I was considering delaying this one until I thought more about it, but I wasn’t getting anywhere. Also, it began to feel like this was something that had to be talked about sooner rather than later. So, this might not be that long an entry because it’s going to be more description than analysis. Let’s dive into it.
Two Sundays ago, I had a really bad night because of an anxiety attack that I can only call ‘The Big One’. Personally, I hope it stays that way because I’m sure anything worse will result in death. It was really that bad. It started just as I was getting into bed and it felt no different than before. Tightness in the chest, racing thoughts, small cough, and the usual physical symptoms. Didn’t think much of it until a few minutes later when it started getting worse. Keep in mind that this is at night. Everyone else was asleep and I couldn’t think of anyone to text. I also thought that I could sleep it off. Nope! I’m still baffled that my wife managed to sleep through this.

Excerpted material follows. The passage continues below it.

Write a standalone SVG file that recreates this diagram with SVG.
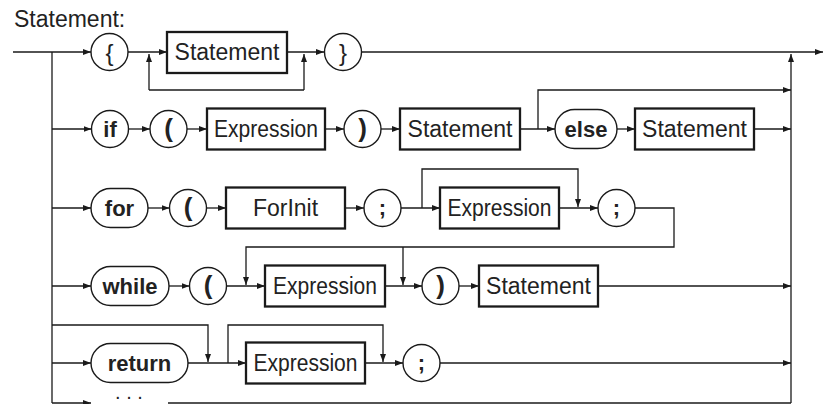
<svg xmlns="http://www.w3.org/2000/svg" width="823" height="404" viewBox="0 0 823 404">
<defs>
<marker id="ah" markerUnits="userSpaceOnUse" markerWidth="9" markerHeight="7" refX="8" refY="3" orient="auto">
<path d="M0,0 L8,3 L0,6 z" fill="#1a1a1a"/>
</marker>
<style>
.l{fill:none;stroke:#1a1a1a;stroke-width:1.3}
.a{marker-end:url(#ah)}
.box{fill:#fff;stroke:#1a1a1a;stroke-width:2.3}
.term{fill:#fff;stroke:#1a1a1a;stroke-width:1.4}
.t{font-family:"Liberation Sans",Arial,sans-serif;font-size:23px;fill:#222}
.k{font-family:"Liberation Sans",Arial,sans-serif;font-size:22px;font-weight:bold;fill:#222;text-anchor:middle}
.p{font-family:"Liberation Sans",Arial,sans-serif;font-size:26px;fill:#222;text-anchor:middle}
.m{text-anchor:middle}
</style>
</defs>
<text class="t" x="14" y="27">Statement:</text>
<g id="connectors">
<path class="l" d="M52,52 V403"/>
<path class="l a" d="M791,403 V54"/>
<path class="l a" d="M13,52 H91"/>
<path class="l a" d="M128,52 H167"/>
<path class="l a" d="M287,52 H324"/>
<path class="l" d="M149,90 H304"/>
<path class="l a" d="M149,90 V54"/>
<path class="l a" d="M304,90 V54"/>
<path class="l a" d="M362,52 H823"/>
<path class="l a" d="M52,129 H91.5"/>
<path class="l a" d="M128.5,129 H150"/>
<path class="l a" d="M187,129 H207"/>
<path class="l a" d="M325,129 H344"/>
<path class="l a" d="M381,129 H400"/>
<path class="l a" d="M520,129 H555"/>
<path class="l a" d="M538,129 V90 H791"/>
<path class="l a" d="M617,129 H635"/>
<path class="l a" d="M754,129 H791"/>
<path class="l a" d="M52,208 H91"/>
<path class="l a" d="M148,208 H169.5"/>
<path class="l a" d="M206.5,208 H226"/>
<path class="l a" d="M345,208 H364"/>
<path class="l a" d="M401,208 H440"/>
<path class="l a" d="M422,208 V169 H578 V207"/>
<path class="l a" d="M559,208 H598"/>
<path class="l a" d="M635,208 H674 V247 H246 V285"/>
<path class="l a" d="M403,247 V285"/>
<path class="l a" d="M52,286 H91"/>
<path class="l a" d="M169,286 H189.5"/>
<path class="l a" d="M226.5,286 H265"/>
<path class="l a" d="M385,286 H422"/>
<path class="l a" d="M459,286 H479"/>
<path class="l a" d="M598,286 H791"/>
<path class="l a" d="M52,363 H91"/>
<path class="l a" d="M52,325 H208 V362"/>
<path class="l a" d="M188,363 H246"/>
<path class="l a" d="M228,363 V325 H383 V362"/>
<path class="l a" d="M365,363 H403"/>
<path class="l a" d="M440,363 H791"/>
<path class="l a" d="M52,403 H91"/>
<path class="l" d="M168,403 H791"/>
</g>
<g id="lbrace"><circle class="term" cx="109.5" cy="52" r="18.5"/><text class="p" x="109.5" y="61" style="font-size:24px">{</text></g>
<g id="stmt1"><rect class="box" x="167" y="32" width="120" height="41"/><text class="t m" x="227" y="60">Statement</text></g>
<g id="rbrace"><circle class="term" cx="343" cy="52" r="18.5"/><text class="p" x="343" y="61" style="font-size:24px">}</text></g>

<g id="if"><circle class="term" cx="110" cy="129" r="18.5"/><text class="k" x="110" y="137">if</text></g>
<g id="lparen1"><circle class="term" cx="168.5" cy="129" r="18.5"/><text class="p" x="168.5" y="137" font-weight="bold">(</text></g>
<g id="expr1"><rect class="box" x="207" y="108.5" width="118" height="41"/><text class="t m" x="266" y="137" textLength="104" lengthAdjust="spacingAndGlyphs">Expression</text></g>
<g id="rparen1"><circle class="term" cx="362.5" cy="129" r="18.5"/><text class="p" x="362.5" y="137" font-weight="bold">)</text></g>
<g id="stmt2"><rect class="box" x="400" y="108.5" width="120" height="41"/><text class="t m" x="460" y="137">Statement</text></g>
<g id="else"><rect class="term" x="555" y="109.5" width="62" height="39" rx="19.5"/><text class="k" x="586" y="137">else</text></g>
<g id="stmt3"><rect class="box" x="635" y="108.5" width="119" height="41"/><text class="t m" x="694.5" y="137">Statement</text></g>

<g id="for"><rect class="term" x="91" y="188.5" width="57" height="39" rx="19.5"/><text class="k" x="119.5" y="216">for</text></g>
<g id="lparen2"><circle class="term" cx="188" cy="208" r="18.5"/><text class="p" x="188" y="216" font-weight="bold">(</text></g>
<g id="forinit"><rect class="box" x="226" y="187.5" width="119" height="41"/><text class="t m" x="285.5" y="216">ForInit</text></g>
<g id="semi1"><circle class="term" cx="382.5" cy="208" r="18.5"/><text class="k" x="382.5" y="215">;</text></g>
<g id="expr2"><rect class="box" x="440" y="187.5" width="119" height="41"/><text class="t m" x="499.5" y="216" textLength="104" lengthAdjust="spacingAndGlyphs">Expression</text></g>
<g id="semi2"><circle class="term" cx="616.5" cy="208" r="18.5"/><text class="k" x="616.5" y="215">;</text></g>

<g id="while"><rect class="term" x="91" y="266.5" width="78" height="39" rx="19.5"/><text class="k" x="130" y="294">while</text></g>
<g id="lparen3"><circle class="term" cx="208" cy="286" r="18.5"/><text class="p" x="208" y="294" font-weight="bold">(</text></g>
<g id="expr3"><rect class="box" x="265" y="265.5" width="120" height="41"/><text class="t m" x="325" y="294" textLength="104" lengthAdjust="spacingAndGlyphs">Expression</text></g>
<g id="rparen3"><circle class="term" cx="440.5" cy="286" r="18.5"/><text class="p" x="440.5" y="294" font-weight="bold">)</text></g>
<g id="stmt4"><rect class="box" x="479" y="265.5" width="119" height="41"/><text class="t m" x="538.5" y="294">Statement</text></g>

<g id="return"><rect class="term" x="91" y="343.5" width="97" height="39" rx="19.5"/><text class="k" x="139.5" y="371">return</text></g>
<g id="expr4"><rect class="box" x="246" y="342.5" width="119" height="41"/><text class="t m" x="305.5" y="371" textLength="104" lengthAdjust="spacingAndGlyphs">Expression</text></g>
<g id="semi3"><circle class="term" cx="421.5" cy="363" r="18.5"/><text class="k" x="421.5" y="370">;</text></g>

<g id="more"><text class="t m" x="129" y="399" style="font-size:20px">. . .</text></g>
</svg>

The first sign that something was really wrong was that my muscles switched from feeling stiff to tightening. Almost like I was put on a medieval rack that connects solely to my muscles and they were being stretched to their limits. My jaws kept clenching, which is a pain because I have my sleep apnea mouthpiece. I managed to take that out when I gained enough control to move. My arms were a massive pain in the ass. My left arm kept twitching and my right locked up. I couldn’t tell if it was real or my brain thought this is how it should be when I was having a bad anxiety attack. This contemplation led to the part that drove me to grab my phone and crawl into the bathroom for light and a sense of solitude. The thought, which I’ll make a post about down the road, was if one would be aware of themselves succumbing to insanity. I have no idea how long I was sitting there wondering if I’d lost my mind and didn’t realize it. This stopped once I realized that I probably wouldn’t be asking that question if I’d snapped.

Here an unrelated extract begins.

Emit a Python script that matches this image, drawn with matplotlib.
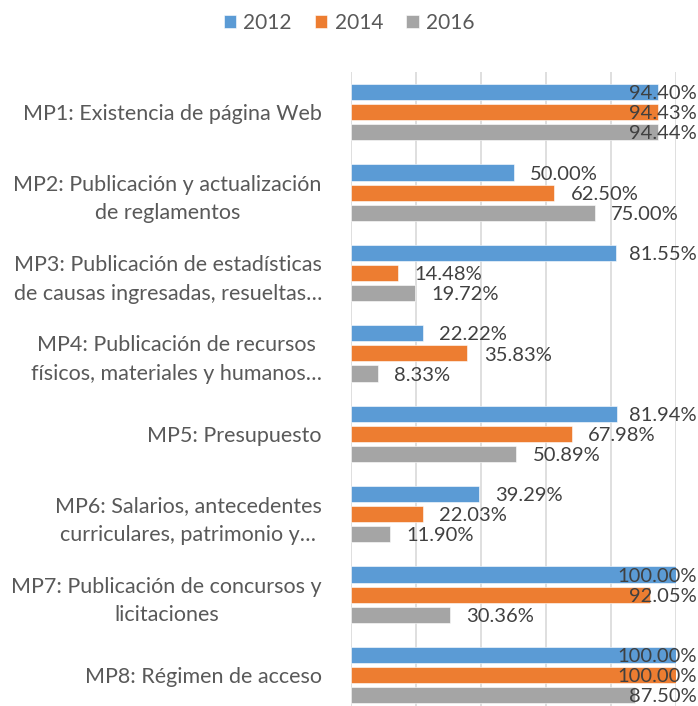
import matplotlib.pyplot as plt
import numpy as np

# data
categories = [
    "MP1: Existencia de página Web",
    "MP2: Publicación y actualización\nde reglamentos",
    "MP3: Publicación de estadísticas\nde causas ingresadas, resueltas…",
    "MP4: Publicación de recursos\nfísicos, materiales y humanos…",
    "MP5: Presupuesto",
    "MP6: Salarios, antecedentes\ncurriculares, patrimonio y…",
    "MP7: Publicación de concursos y\nlicitaciones",
    "MP8: Régimen de acceso",
]
series = ["2012", "2014", "2016"]
v2012 = [94.40, 50.00, 81.55, 22.22, 81.94, 39.29, 100.00, 100.00]
v2014 = [94.43, 62.50, 14.48, 35.83, 67.98, 22.03, 92.05, 100.00]
v2016 = [94.44, 75.00, 19.72, 8.33, 50.89, 11.90, 30.36, 87.50]
colors = ["#5B9BD5", "#ED7D31", "#A5A5A5"]

plt.rcParams['font.family'] = ['Lato', 'DejaVu Sans']

fig = plt.figure(figsize=(6.98, 7.06), dpi=100)
ax = fig.add_axes([351/698, 0, (676-351)/698, (706-72)/706])

y = np.arange(len(categories))
offsets = [-0.25, 0, 0.25]
label_limit = 1.064  # right edge of the chart area, in data units

for vals, off, col, name in zip([v2012, v2014, v2016], offsets, colors, series):
    vals = np.array(vals) / 100
    ax.barh(y + off, vals, height=0.2, color=col, edgecolor='white', linewidth=0.4, label=name, zorder=3)
    for yi, v in zip(y + off, vals):
        txt = f"{v*100:.2f}%"
        if v + 0.05 + 0.2 > label_limit:
            ax.text(label_limit, yi + 0.02, txt, ha='right', va='center', fontsize=14.5, color='#404040', zorder=4, clip_on=False)
        else:
            ax.text(v + 0.05, yi + 0.02, txt, ha='left', va='center', fontsize=14.5, color='#404040', zorder=4, clip_on=False)

ax.set_xlim(0, 1)
ax.set_ylim(7.385, -0.5)
ax.set_xticks(np.arange(0, 1.01, 0.2))
ax.xaxis.grid(True, color='#D9D9D9', linewidth=1.2, zorder=0)
ax.tick_params(axis='x', length=0, labelbottom=False)
ax.set_yticks(y)
ax.set_yticklabels(categories, fontsize=15.5, color='#595959', multialignment='center', linespacing=1.55)
ax.tick_params(axis='y', length=0, pad=21)
for s in ax.spines.values():
    s.set_visible(False)

fig.legend(loc='upper center', bbox_to_anchor=(0.5, 1.008), ncol=3, frameon=False,
           fontsize=15, handlelength=0.6, handleheight=0.6, columnspacing=1.1, handletextpad=0.35,
           labelcolor='#595959')

fig.savefig("out.png", dpi=100)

I calmed myself by wandering the Internet and playing some Word Searches on my phone. I’m glad I charged the thing. At one point, I tried to take this test I found that would determine your level of anxiety. Yes, I know online quizzes aren’t that helpful, but I didn’t care and it was from a site that I kept finding when I did research. So, what did the quiz say? I have no idea because it ended with a request for my email address to get the results and I abruptly thought it was a trap. Then I thought it was ridiculous. You have all these questions about fear and paranoia, so you end by asking for an email address? If someone came up really high on the paranoia side then I don’t see them going along with that. For all I know, I’m saying this from experience since I was feeling twitchy about everything. Oddly enough, the silliness of this helped me break out of the attack, especially since a friend of mine was up late and sent me a hello. I think he got a decent laugh out of it too.
So, do I know what set ‘The Big One’ off? Not a clue. I know I had a really busy week and was nervous about making sure everything worked. That might have combined with me worrying about not finishing the next first draft before school ends. I felt a little guilty about taking last week off to handle all the events instead of trying to slip a few chapter sections into my schedule. This is before I managed to write the scheduled posts for July and August, which puts me at ease. The thing is that I’ve done this to myself before, so I don’t know why this one created such a massive effect. It left me exhausted in the morning and I had a few smaller ones throughout the week because I was on edge. Hopefully, I figure this out and can avoid another ‘Big One’. Those aren’t pleasant in the least.